**WHAT THE TASK REQUIRES:** Copy out all the lines exactly. Omit pictures.

====== DATA SEGMENT ======

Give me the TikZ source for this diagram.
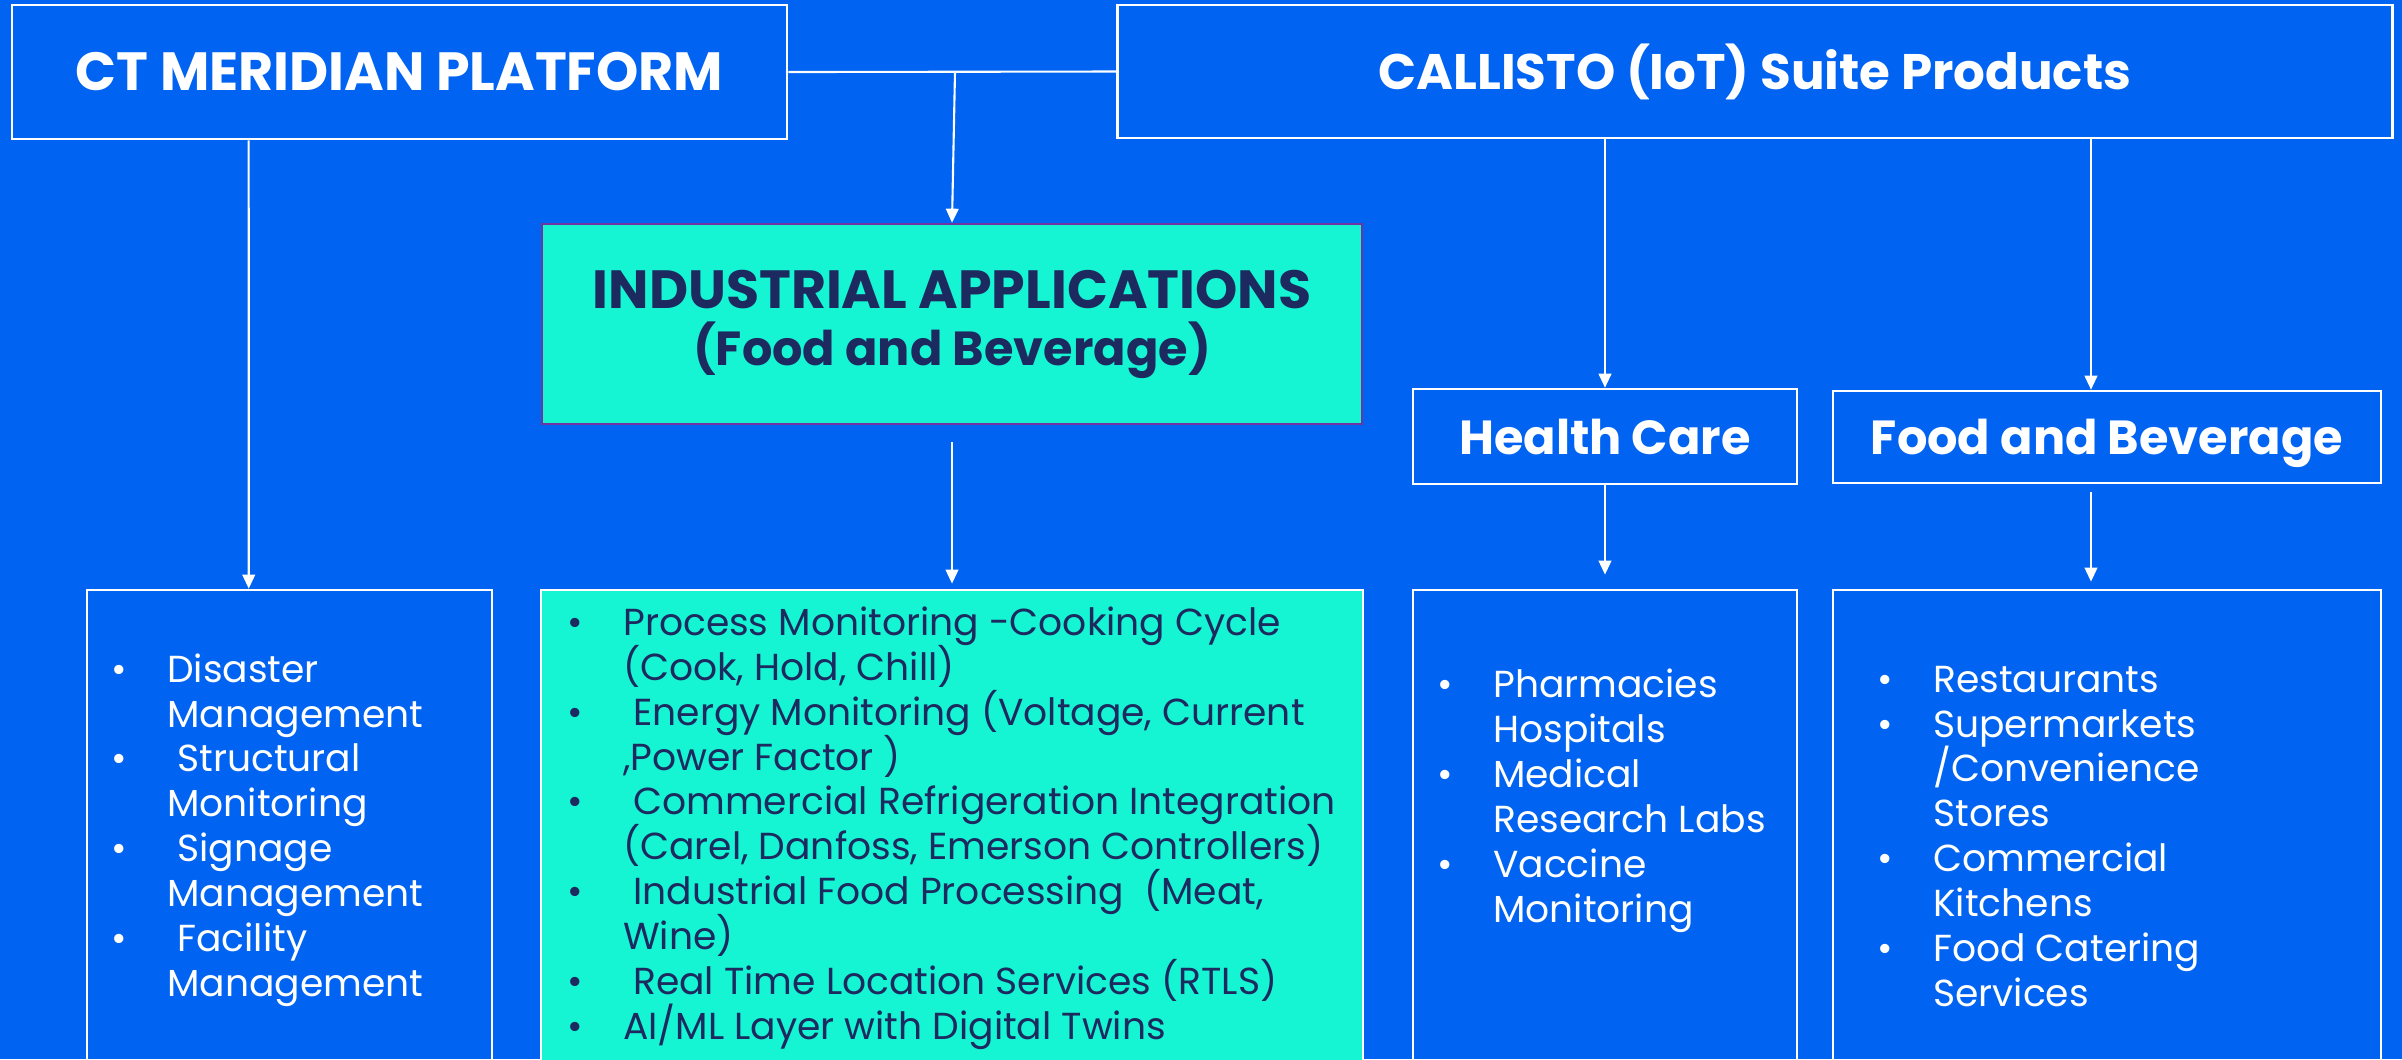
\documentclass[tikz,border=0pt]{standalone}
\usepackage{fontspec}
\setmainfont{Poppins}
\usetikzlibrary{arrows.meta}
\definecolor{brightblue}{HTML}{0063F1}
\definecolor{aqua}{HTML}{16F5D3}
\definecolor{navy}{HTML}{1D2A5F}
\definecolor{plum}{HTML}{7232A0}
\newcommand{\bul}{\makebox[0.56cm][l]{\textbullet}}
\newcommand{\indt}{\hspace*{0.56cm}}
\newcommand{\capsize}{\fontsize{15.3}{16.2}\selectfont}
\newcommand{\listfont}{\fontsize{10.7}{12.75}\selectfont\lineskiplimit-100pt\relax}

\begin{document}
\begin{tikzpicture}[x=0.01cm, y=-0.01cm, >={Triangle[length=4pt, width=3.6pt]}, line width=0.6pt]

\useasboundingbox (0,0) rectangle (2402,1059);
\clip (0,0) rectangle (2402,1059);
\fill[brightblue] (0,0) rectangle (2402,1059);

\tikzstyle{every node}=[rectangle, draw=white, line width=0.7pt, text=white, inner sep=0pt]
\tikzstyle{head}=[font=\bfseries\fontsize{13.6}{16.2}\selectfont]
\tikzstyle{items}=[draw=none, align=left, anchor=base west, font=\listfont]
\tikzstyle{link}=[draw=white, line width=0.6pt]

% top row
\draw (399.5, 72)   node[head, minimum width=7.75cm,  minimum height=1.34cm] (ct)  {\capsize CT MERIDIAN PLATFORM}
      (1755,  71.5) node[head, minimum width=12.74cm, minimum height=1.33cm,
                         font=\bfseries\fontsize{14.2}{16.2}\selectfont] (cal) {CALLISTO (IoT) Suite Products};

% middle row
\draw (952,  324)   node[head, fill=aqua, draw=plum, text=navy, align=center,
                         minimum width=8.2cm, minimum height=2cm] (ind) {{\capsize INDUSTRIAL APPLICATIONS}\\(Food and Beverage)}
      (1605, 436.5) node[head, text depth=0pt, minimum width=3.84cm, minimum height=0.95cm] (hc) {Health Care}
      (2107, 437)   node[head, text depth=0pt, minimum width=5.48cm, minimum height=0.92cm] (fb) {Food and Beverage};

% bottom row, boxes run off the page
\draw (289.5, 832.5) node[minimum width=4.05cm, minimum height=4.85cm] (ctl) {}
      (952,   832.5) node[fill=aqua, minimum width=8.22cm, minimum height=4.85cm] (indl) {}
      (1605,  832.5) node[minimum width=3.84cm, minimum height=4.85cm] (hcl) {}
      (2107,  832.5) node[minimum width=5.48cm, minimum height=4.85cm] (fbl) {};

% lists (base anchor sits on the last line)
\draw (110, 996) node[items] (ctt) {\bul Disaster\\
  \indt Management\\
  \bul\ Structural\\
  \indt Monitoring\\
  \bul\ Signage\\
  \indt Management\\
  \bul\ Facility\\
  \indt Management};

\draw (566, 1039) node[items, text=navy] (indt) {\bul Process Monitoring -Cooking Cycle\\
  \indt (Cook, Hold, Chill)\\
  \bul\ Energy Monitoring (Voltage, Current\\
  \indt ,Power Factor )\\
  \bul\ Commercial Refrigeration Integration\\
  \indt (Carel, Danfoss, Emerson Controllers)\\
  \bul\ Industrial Food Processing \ (Meat,\\
  \indt Wine)\\
  \bul\ Real Time Location Services (RTLS)\\
  \bul AI/ML Layer with Digital Twins};

\draw (1436, 922) node[items] (hct) {\bul Pharmacies\\
  \indt Hospitals\\
  \bul Medical\\
  \indt Research Labs\\
  \bul Vaccine\\
  \indt Monitoring};

\draw (1876, 1006) node[items] (fbt) {\bul Restaurants\\
  \bul Supermarkets\\
  \indt /Convenience\\
  \indt Stores\\
  \bul Commercial\\
  \indt Kitchens\\
  \bul Food Catering\\
  \indt Services};

% connectors
\coordinate (split) at (955, 72);
\draw[link] (ct.east) -- (cal.west);
\draw[link, ->] (split) -- (ind.north);
\draw[link, ->] ([xshift=2.38cm]ct.south west) -- ([xshift=1.63cm]ctl.north west);
\draw[link, ->, shorten <=0.17cm, shorten >=0.05cm] (ind.south) -- (indl.north);
\draw[link, ->] (hc.north |- cal.south) -- (hc.north);
\draw[link, ->] ([xshift=-0.16cm]fb.north |- cal.south) -- ([xshift=-0.16cm]fb.north);
\draw[link, ->, shorten >=0.14cm] (hc.south) -- (hcl.north);
\draw[link, ->, shorten <=0.08cm, shorten >=0.07cm] ([xshift=-0.16cm]fb.south) -- ([xshift=-0.16cm]fbl.north);

\end{tikzpicture}
\end{document}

======

**TASK SOLUTION:**
Give me the TikZ source for this diagram.
\documentclass[tikz,border=0pt]{standalone}
\usepackage{fontspec}
\setmainfont{Poppins}
\usetikzlibrary{arrows.meta}
\definecolor{brightblue}{HTML}{0063F1}
\definecolor{aqua}{HTML}{16F5D3}
\definecolor{navy}{HTML}{1D2A5F}
\definecolor{plum}{HTML}{7232A0}
\newcommand{\bul}{\makebox[0.56cm][l]{\textbullet}}
\newcommand{\indt}{\hspace*{0.56cm}}
\newcommand{\capsize}{\fontsize{15.3}{16.2}\selectfont}
\newcommand{\listfont}{\fontsize{10.7}{12.75}\selectfont\lineskiplimit-100pt\relax}

\begin{document}
\begin{tikzpicture}[x=0.01cm, y=-0.01cm, >={Triangle[length=4pt, width=3.6pt]}, line width=0.6pt]

\useasboundingbox (0,0) rectangle (2402,1059);
\clip (0,0) rectangle (2402,1059);
\fill[brightblue] (0,0) rectangle (2402,1059);

\tikzstyle{every node}=[rectangle, draw=white, line width=0.7pt, text=white, inner sep=0pt]
\tikzstyle{head}=[font=\bfseries\fontsize{13.6}{16.2}\selectfont]
\tikzstyle{items}=[draw=none, align=left, anchor=base west, font=\listfont]
\tikzstyle{link}=[draw=white, line width=0.6pt]

% top row
\draw (399.5, 72)   node[head, minimum width=7.75cm,  minimum height=1.34cm] (ct)  {\capsize CT MERIDIAN PLATFORM}
      (1755,  71.5) node[head, minimum width=12.74cm, minimum height=1.33cm,
                         font=\bfseries\fontsize{14.2}{16.2}\selectfont] (cal) {CALLISTO (IoT) Suite Products};

% middle row
\draw (952,  324)   node[head, fill=aqua, draw=plum, text=navy, align=center,
                         minimum width=8.2cm, minimum height=2cm] (ind) {{\capsize INDUSTRIAL APPLICATIONS}\\(Food and Beverage)}
      (1605, 436.5) node[head, text depth=0pt, minimum width=3.84cm, minimum height=0.95cm] (hc) {Health Care}
      (2107, 437)   node[head, text depth=0pt, minimum width=5.48cm, minimum height=0.92cm] (fb) {Food and Beverage};

% bottom row, boxes run off the page
\draw (289.5, 832.5) node[minimum width=4.05cm, minimum height=4.85cm] (ctl) {}
      (952,   832.5) node[fill=aqua, minimum width=8.22cm, minimum height=4.85cm] (indl) {}
      (1605,  832.5) node[minimum width=3.84cm, minimum height=4.85cm] (hcl) {}
      (2107,  832.5) node[minimum width=5.48cm, minimum height=4.85cm] (fbl) {};

% lists (base anchor sits on the last line)
\draw (110, 996) node[items] (ctt) {\bul Disaster\\
  \indt Management\\
  \bul\ Structural\\
  \indt Monitoring\\
  \bul\ Signage\\
  \indt Management\\
  \bul\ Facility\\
  \indt Management};

\draw (566, 1039) node[items, text=navy] (indt) {\bul Process Monitoring -Cooking Cycle\\
  \indt (Cook, Hold, Chill)\\
  \bul\ Energy Monitoring (Voltage, Current\\
  \indt ,Power Factor )\\
  \bul\ Commercial Refrigeration Integration\\
  \indt (Carel, Danfoss, Emerson Controllers)\\
  \bul\ Industrial Food Processing \ (Meat,\\
  \indt Wine)\\
  \bul\ Real Time Location Services (RTLS)\\
  \bul AI/ML Layer with Digital Twins};

\draw (1436, 922) node[items] (hct) {\bul Pharmacies\\
  \indt Hospitals\\
  \bul Medical\\
  \indt Research Labs\\
  \bul Vaccine\\
  \indt Monitoring};

\draw (1876, 1006) node[items] (fbt) {\bul Restaurants\\
  \bul Supermarkets\\
  \indt /Convenience\\
  \indt Stores\\
  \bul Commercial\\
  \indt Kitchens\\
  \bul Food Catering\\
  \indt Services};

% connectors
\coordinate (split) at (955, 72);
\draw[link] (ct.east) -- (cal.west);
\draw[link, ->] (split) -- (ind.north);
\draw[link, ->] ([xshift=2.38cm]ct.south west) -- ([xshift=1.63cm]ctl.north west);
\draw[link, ->, shorten <=0.17cm, shorten >=0.05cm] (ind.south) -- (indl.north);
\draw[link, ->] (hc.north |- cal.south) -- (hc.north);
\draw[link, ->] ([xshift=-0.16cm]fb.north |- cal.south) -- ([xshift=-0.16cm]fb.north);
\draw[link, ->, shorten >=0.14cm] (hc.south) -- (hcl.north);
\draw[link, ->, shorten <=0.08cm, shorten >=0.07cm] ([xshift=-0.16cm]fb.south) -- ([xshift=-0.16cm]fbl.north);

\end{tikzpicture}
\end{document}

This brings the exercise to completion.